Ketamine for Depression
A single dose of the anesthetic ketamine appears to reduce depression in patients who show little improvement with standard medications, new research suggests. The beneficial effects start less than 2 hours after the drug is given and last for about 7 days, according to results of a study conducted by investigators at the National Institutes of Health in Bethesda, Maryland. The researchers decided to look at ketamine as a treatment because it blocks an enzyme system that seems to play a key role in depression. Their study group included 17 patients with severe depression that failed to respond to at least two trials of antidepressants. They were required to have a score of at least 18 on a standard depression test called the Hamilton Depression Rating Scale (HDRS). In the trial, the participants received an intravenous infusion of ketamine or inactive "placebo," then switched to an infusion of the other agent 1 week later. Patients treated with ketamine scored significantly lower on the HDRS at 110 minutes, lasting through 7 days, compared with those receiving placebo treatment. The HDRS at day 1 fell by up to 90 percent, indicating a substantial improvement in depression. Seventy-one percent of patients were classified as treatment responders and 29 percent had little or no evidence of depression on day 1 after the ketamine dose. The treatment response was maintained for at least 1 week by 35 percent of patients. Archives of General Psychiatry, August 2006.
Q. I am a patient
of depression since 12 years now and none of the anti-depressants have worked. I
recently learnt about how small doses of ketamine (0.5 mg/kg IBW) can lead to
tremendous improvement in depression. So I decided to try it and it worked! I
have never felt this better. I take about 30mg of ketamine orally. Is it okay to
take this much daily? I have read that use can cause bladder problems, but none
of those research papers seem to mention the dosage of ketamine which is
potentially harmful. So my basic question is - is a 30mg dose safe for daily
A. I am not familiar with its regular use and how safe it is if used daily.

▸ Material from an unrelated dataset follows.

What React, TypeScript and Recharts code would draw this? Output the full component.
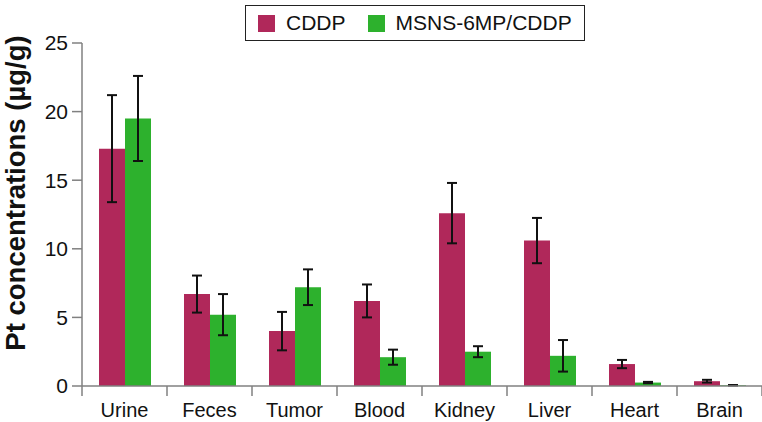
import { BarChart, Bar, XAxis, YAxis, ErrorBar, Legend } from "recharts";

document.body.style.margin = "0";

const organs = ["Urine", "Feces", "Tumor", "Blood", "Kidney", "Liver", "Heart", "Brain"];
const cddp = [17.3, 6.7, 4.0, 6.2, 12.6, 10.6, 1.6, 0.35];
const cddpErr = [3.9, 1.35, 1.4, 1.2, 2.2, 1.65, 0.3, 0.1];
const msns = [19.5, 5.2, 7.2, 2.1, 2.5, 2.2, 0.25, 0.05];
const msnsErr = [3.1, 1.5, 1.3, 0.55, 0.4, 1.15, 0.05, 0.02];
const yTicks = [0, 5, 10, 15, 20, 25];

const data = organs.map((name, i) => ({
  name,
  cddp: cddp[i],
  cddpErr: cddpErr[i],
  msns: msns[i],
  msnsErr: msnsErr[i],
}));

const RED = "#B0285A";
const GREEN = "#2DB12D";
const AXIS = "#808080";
const FONT = "'Liberation Sans', Arial, sans-serif";

function OrganTick(props: any) {
  const { x, y, payload, index } = props;
  const half = payload?.offset ?? 42.5;
  return (
    <g>
      {index === 0 && (
        <line x1={x - half} y1={y - 8} x2={x - half} y2={y + 2} stroke={AXIS} strokeWidth={1.5} />
      )}
      <line x1={x + half} y1={y - 8} x2={x + half} y2={y + 2} stroke={AXIS} strokeWidth={1.5} />
      <text x={x} y={y + 23} textAnchor="middle" fontSize={20} fill="#111" fontFamily={FONT}>
        {payload.value}
      </text>
    </g>
  );
}

// rotated y-axis title beside the axis
function YTitle() {
  const cx = 25;
  const cy = 193;
  return (
    <text
      x={cx}
      y={cy}
      transform={`rotate(-90, ${cx}, ${cy})`}
      textAnchor="middle"
      fontSize={27.5}
      fontWeight="bold"
      fill="#111"
      fontFamily={FONT}
    >
      Pt concentrations (µg/g)
    </text>
  );
}

function BoxLegend() {
  const items = [
    { label: "CDDP", color: RED },
    { label: "MSNS-6MP/CDDP", color: GREEN },
  ];
  return (
    <div
      style={{
        display: "flex",
        alignItems: "center",
        border: "1.5px solid #222",
        padding: "5px 12px",
        fontFamily: FONT,
        fontSize: 21,
        color: "#111",
        background: "#fff",
      }}
    >
      {items.map((it, i) => (
        <div key={i} style={{ display: "flex", alignItems: "center", marginLeft: i ? 22 : 0 }}>
          <span style={{ width: 17, height: 17, background: it.color, marginRight: 11 }} />
          <span>{it.label}</span>
        </div>
      ))}
    </div>
  );
}

export default function App() {
  return (
    <BarChart
      width={762}
      height={422}
      data={data}
      margin={{ top: 7, right: 0, bottom: 6, left: 0 }}
      barCategoryGap="20%"
      barGap={0}
    >
      <XAxis
        dataKey="name"
        stroke={AXIS}
        strokeWidth={1.5}
        tickLine={false}
        tick={<OrganTick />}
        height={30}
        interval={0}
      />
      <YAxis
        domain={[0, 25]}
        ticks={yTicks}
        width={82}
        stroke={AXIS}
        strokeWidth={1.5}
        tickSize={10}
        tickMargin={4}
        tick={{ fontSize: 21, fill: "#111", fontFamily: FONT }}
        label={<YTitle />}
      />
      <Legend
        verticalAlign="top"
        content={<BoxLegend />}
        wrapperStyle={{ top: 5, left: 245, width: "auto" }}
      />
      <Bar dataKey="cddp" name="CDDP" fill={RED} isAnimationActive={false}>
        <ErrorBar dataKey="cddpErr" width={5} stroke="#111" strokeWidth={2} />
      </Bar>
      <Bar dataKey="msns" name="MSNS-6MP/CDDP" fill={GREEN} isAnimationActive={false}>
        <ErrorBar dataKey="msnsErr" width={5} stroke="#111" strokeWidth={2} />
      </Bar>
    </BarChart>
  );
}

Outpatient infusions can significantly improve the severe pain of complex regional pain syndrome, a chronic problem after trauma. Dr. Robert J. Schwartzman from Drexel University College of Medicine, Philadelphia, wanted to find a ketamine regimen that could potentially achieve the complete, long-lasting remissions seen with multiple days of anesthetic doses, but with sub-anesthetic doses in outpatients. Dr. Robert J. Schwartzman reports on 19 patients with severe, long-standing complex regional pain syndrome who were randomized to receive 4-hour infusions of ketamine (25 mL/h) or placebo each day for 10 days, with a limit of 25 mg/h over 4 hours. All subjects also received clonidine and midazolam. Ketamine produced improvements on scores for a 7-question pain questionnaire and on the short form McGill pain questionnaire. Pain 2009;147:107-115.
Pediatrics. 2015. Remission From Behavioral Dysregulation in a Child With PTSD After Receiving Procedural Ketamine. Ketamine, an N-methyl-D-aspartate-type glutamate receptor antagonist, has long been used for anesthesia and has recently been investigated for its rapid antidepressant effects in adults with treatment-resistant depression and posttraumatic stress disorder (PTSD). We report a case of a child with PTSD and episodes of severe aggression and emotional dysregulation that were refractory to multiple medical and behavioral interventions. This child demonstrated sustained (8-13 days) remission from these symptoms when exposed to ketamine in the context of 2 procedures.